Pendant ce temps, la farine de maïs est mélangée avec du beurre fondu, du sel, du bouillon et un colorant naturel l’onoto.  De grandes cuvettes sont utilisées et mon malaxage fait beaucoup rire nos hôtes !
Aux alentours de 17 heures, une grande table est dressée dans le jardin. Une dizaine de personnes, majoritairement des femmes, prend place et le travail de confection peut commencer. Chaque grande feuille est recouverte partiellement d’une fine couche de farine de maïs, puis garnie du ragout obtenu grâce au mélange viande légumes. Sont ajoutés ensuite, par les doigts agiles et patients, des raisins, des olives, des morceaux de poivrons, des tranches d’oignons et de fines lamelles de carottes.
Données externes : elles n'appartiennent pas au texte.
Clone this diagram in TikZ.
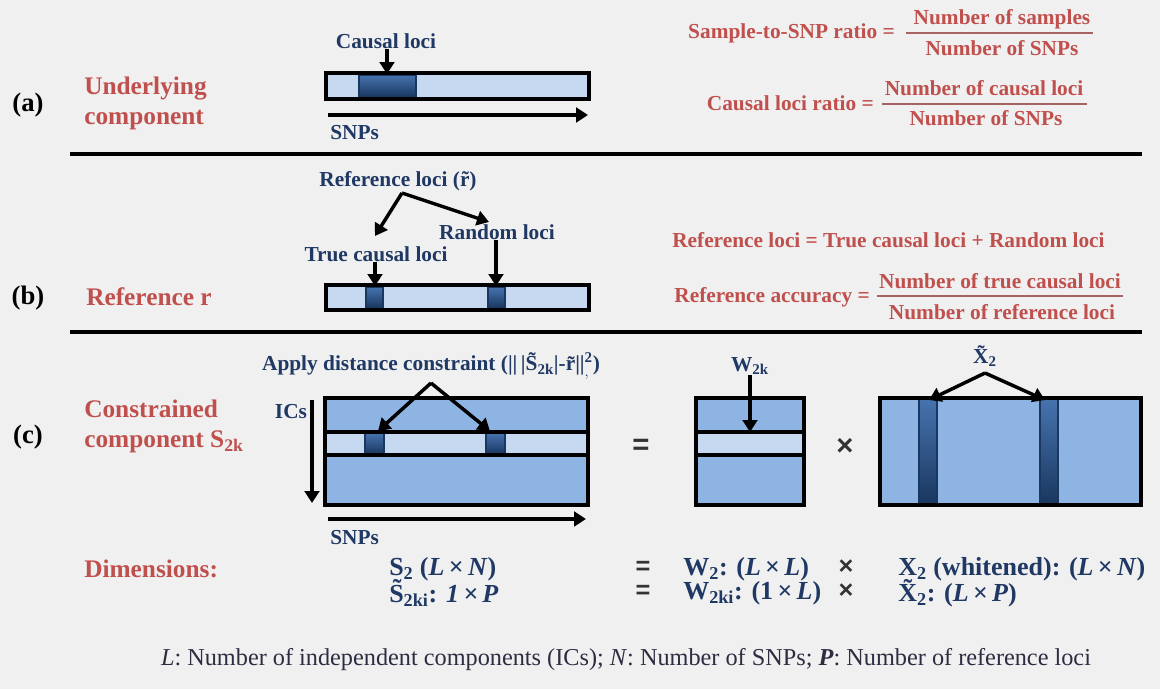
\documentclass[tikz,border=0pt]{standalone}
\usepackage{fontspec}
\setmainfont{Liberation Serif}
\newfontfamily\sansf{Liberation Sans}
\usetikzlibrary{arrows.meta}
\definecolor{bg}{RGB}{240,240,240}
\definecolor{redt}{RGB}{192,80,77}
\definecolor{navy}{RGB}{31,56,100}
\definecolor{lightb}{RGB}{198,217,241}
\definecolor{midb}{RGB}{142,180,227}
\definecolor{darkt}{RGB}{70,115,175}
\definecolor{darkb}{RGB}{25,55,95}
\definecolor{foot}{RGB}{45,45,65}
\newcommand{\tms}{\,×\,}
\begin{document}
\begin{tikzpicture}[x=0.75pt,y=-0.75pt,
  lbl/.style={font=\fontsize{16}{19}\selectfont\bfseries, text=navy, inner sep=0pt},
  redlbl/.style={font=\fontsize{19}{22.5}\selectfont\bfseries, text=redt, inner sep=0pt, align=left, anchor=west},
  formula/.style={font=\fontsize{16}{19}\selectfont\bfseries, text=redt, inner sep=0pt},
  panel/.style={font=\fontsize{20}{24}\selectfont\bfseries, inner sep=0pt},
  dimtxt/.style={font=\fontsize{19.5}{22}\selectfont\bfseries, text=navy, inner sep=0pt, anchor=west},
  op/.style={font=\sansf\bfseries\fontsize{22}{22}\selectfont, text=black!80, inner sep=0pt},
  dimop/.style={font=\sansf\bfseries\fontsize{19}{19}\selectfont, text=black!80, inner sep=0pt, text height=9pt, text depth=0pt},
  arr/.style={line width=2.6pt, -{Triangle[width=11pt,length=9pt]}},
  frame/.style={line width=3.2pt},
  sep/.style={line width=3.2pt},
  fracline/.style={line width=1.1pt, draw=redt!60!gray},
  locus/.style={top color=darkt, bottom color=darkb, draw=darkb, line width=0.8pt},
]
\fill[bg] (0,0) rectangle (1160,689);
\useasboundingbox (0,0) rectangle (1160,689);

% ---------- (a)
\node[panel] (pa) at (28,105) {(a)};
\node[redlbl] (ua) at (84,103) {Underlying\\component};
\fill[lightb] (326,73) rectangle (589,99);
\draw[locus] (359,75) rectangle (416,97);
\draw[frame] (326,73) rectangle (589,99);
\node[lbl] (cl) at (386,41) {Causal loci};
\coordinate (clt) at (387,74);
\draw[arr] (cl.south -| clt) -- (clt);
\coordinate (sa1) at (328,115);
\coordinate (sa2) at (588,115);
\draw[arr] (sa1) -- (sa2);
\node[lbl, anchor=west] (snpa) at (330,133) {SNPs};

\node[formula, anchor=east] (f1) at (895,33) {Sample-to-SNP ratio =};
\node[formula] (f1n) at (1002,19) {Number of samples};
\node[formula] (f1d) at (1002,48) {Number of SNPs};
\draw[fracline] (906,33) -- (1093,33);

\node[formula, anchor=east] (f2) at (874,103) {Causal loci ratio =};
\node[formula] (f2n) at (984,88) {Number of causal loci};
\node[formula] (f2d) at (986,118) {Number of SNPs};
\draw[fracline] (882,104) -- (1087,104);

\draw[sep] (70,154) -- (1142,154);

% ---------- (b)
\node[panel] (pb) at (28,298) {(b)};
\node[redlbl] (rr) at (86,297) {Reference r};
\fill[lightb] (326,285) rectangle (589,310);
\draw[locus] (366,287) rectangle (383,308);
\draw[locus] (488,287) rectangle (505,308);
\draw[frame] (326,285) rectangle (589,310);
\node[lbl] (rl) at (398,181) {Reference loci (\~{r})};
\coordinate (apb) at (402,193);
\coordinate (tl1) at (375,236);
\coordinate (tl2) at (489,222);
\draw[arr] (apb) -- (tl1);
\draw[arr] (apb) -- (tl2);
\node[lbl] (rnd) at (497,232) {Random loci};
\node[lbl] (tcl) at (376,254) {True causal loci};
\coordinate (b1) at (375,286);
\coordinate (b2) at (496,286);
\draw[arr] (tcl.south -| b1) -- (b1);
\draw[arr] (rnd.south -| b2) -- (b2);

\node[formula, anchor=west] (rleq) at (672,240) {Reference loci = True causal loci + Random loci};
\node[formula, anchor=east] (f3) at (870,297) {Reference accuracy =};
\node[formula] (f3n) at (1000,281) {Number of true causal loci};
\node[formula] (f3d) at (1002,312) {Number of reference loci};
\draw[fracline] (877,296) -- (1123,296);

\draw[sep] (70,332) -- (1142,332);

% ---------- (c)
\node[panel] (pc) at (28,437) {(c)};
\node[redlbl] (cs) at (84,426) {Constrained\\component S\textsubscript{2k}};
\node[lbl] (ics) at (291,412) {ICs};
\coordinate (ic1) at (312,400);
\coordinate (ic2) at (312,503);
\draw[arr] (ic1) -- (ic2);

\fill[midb] (325,398) rectangle (588,505);
\fill[lightb] (325,432) rectangle (588,455);
\draw[locus] (365,433) rectangle (384,454);
\draw[locus] (486,433) rectangle (505,454);
\draw[frame] (325,432) -- (588,432) (325,455) -- (588,455);
\draw[frame] (325,398) rectangle (588,505);
\node[lbl] (adc) at (431,366) {Apply distance constraint (||\,|\~{S}\textsubscript{2k}|-\~{r}||$^{\mathbf{2}}_{,}$)};
\coordinate (apc) at (431,383);
\coordinate (ct1) at (378,431);
\coordinate (ct2) at (490,431);
\draw[arr] (apc) -- (ct1);
\draw[arr] (apc) -- (ct2);
\coordinate (sc1) at (328,519);
\coordinate (sc2) at (586,519);
\draw[arr] (sc1) -- (sc2);
\node[lbl, anchor=west] (snpc) at (330,538) {SNPs};

\node[op] (eq1) at (641,447) {=};

\fill[midb] (696,398) rectangle (804,505);
\fill[lightb] (696,432) rectangle (804,455);
\draw[frame] (696,432) -- (804,432) (696,455) -- (804,455);
\draw[frame] (696,398) rectangle (804,505);
\node[lbl] (w2k) at (750,366) {W\textsubscript{2k}};
\coordinate (wt) at (750,432);
\draw[arr] (w2k.south -| wt) -- (wt);

\node[op] (x1) at (845,447) {×};

\fill[midb] (880,398) rectangle (1141,505);
\draw[locus] (919,399) rectangle (937,504);
\draw[locus] (1040,399) rectangle (1058,504);
\draw[frame] (880,398) rectangle (1141,505);
\node[lbl] (xt) at (985,356) {\~{X}\textsubscript{2}};
\coordinate (apx) at (985,373);
\coordinate (xt1) at (929,400);
\coordinate (xt2) at (1045,400);
\draw[arr] (apx) -- (xt1);
\draw[arr] (apx) -- (xt2);

% ---------- dimensions
\node[redlbl] (dim) at (84,569) {Dimensions:};
\node[dimtxt] (d1) at (389,569) {S\textsubscript{2} (\textit{L}\tms\textit{N})};
\node[dimtxt] (d2) at (389,593) {\~{S}\textsubscript{2ki}: \textit{1\tms P}};
\node[dimop] (e1) at (643,568) {=};
\node[dimop] (e2) at (643,592) {=};
\node[dimtxt] (d3) at (683,569) {W\textsubscript{2}: (\textit{L}\tms\textit{L})};
\node[dimtxt] (d4) at (683,593) {W\textsubscript{2ki}: (1\tms\textit{L})};
\node[dimop] (m1) at (846,568) {×};
\node[dimop] (m2) at (846,592) {×};
\node[dimtxt] (d5) at (898,569) {X\textsubscript{2} (whitened): (\textit{L}\tms\textit{N})};
\node[dimtxt] (d6) at (898,593) {\~{X}\textsubscript{2}: (\textit{L}\tms\textit{P})};

\node[font=\fontsize{18.2}{21}\selectfont, text=foot, inner sep=0pt] (ft) at (626,660) {\textit{L}: Number of independent components (ICs); \textit{N}: Number of SNPs; \textbf{\textit{P}}: Number of reference loci};
\end{tikzpicture}
\end{document}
Pliée tel un paquet cadeau, la première feuille ainsi garnie est recouverte de deux feuilles de plus petites tailles et ficelée avec soin. Ce dernier travail demande dextérité et précision. Il n’est pas question, en effet, que la ficelle se détache lors de la cuisson !
Celle-ci a lieu dans une immense marmite et dure une vingtaine de minutes. Les hàllacas sont ensuite mis à refroidir sur un sommier en fer en attendant d’être distribuées aux voisins, aux amis, ou conservés jusqu’aux repas de Noël.

Toute la soirée, et jusqu’à une heure fort avancée dans la nuit, le travail s’exécute dans la joie et la bonne humeur, les équipes se relaient, chacun prenant le temps de boire une bière, d’écouter ou de jouer de la musique, de danser parfois…
Les musiciens s’en donnent à cœur joie et les refrains sont repris en cœur par tous. Nous ne maitrisons pas encore suffisamment la langue espagnole pour chanter mais une chanson parlant de Tour Eiffel, de Paris, de parfums  nous est dédiée. Il est vrai que la plupart des paroles sont inventées au fur et à mesure…

Nous garderons un souvenir merveilleux et ému de cette belle journée de partage, de convivialité et remercions chaleureusement cette famille pour son hospitalité, sa générosité et son envie de communiquer malgré notre espagnol de débutants.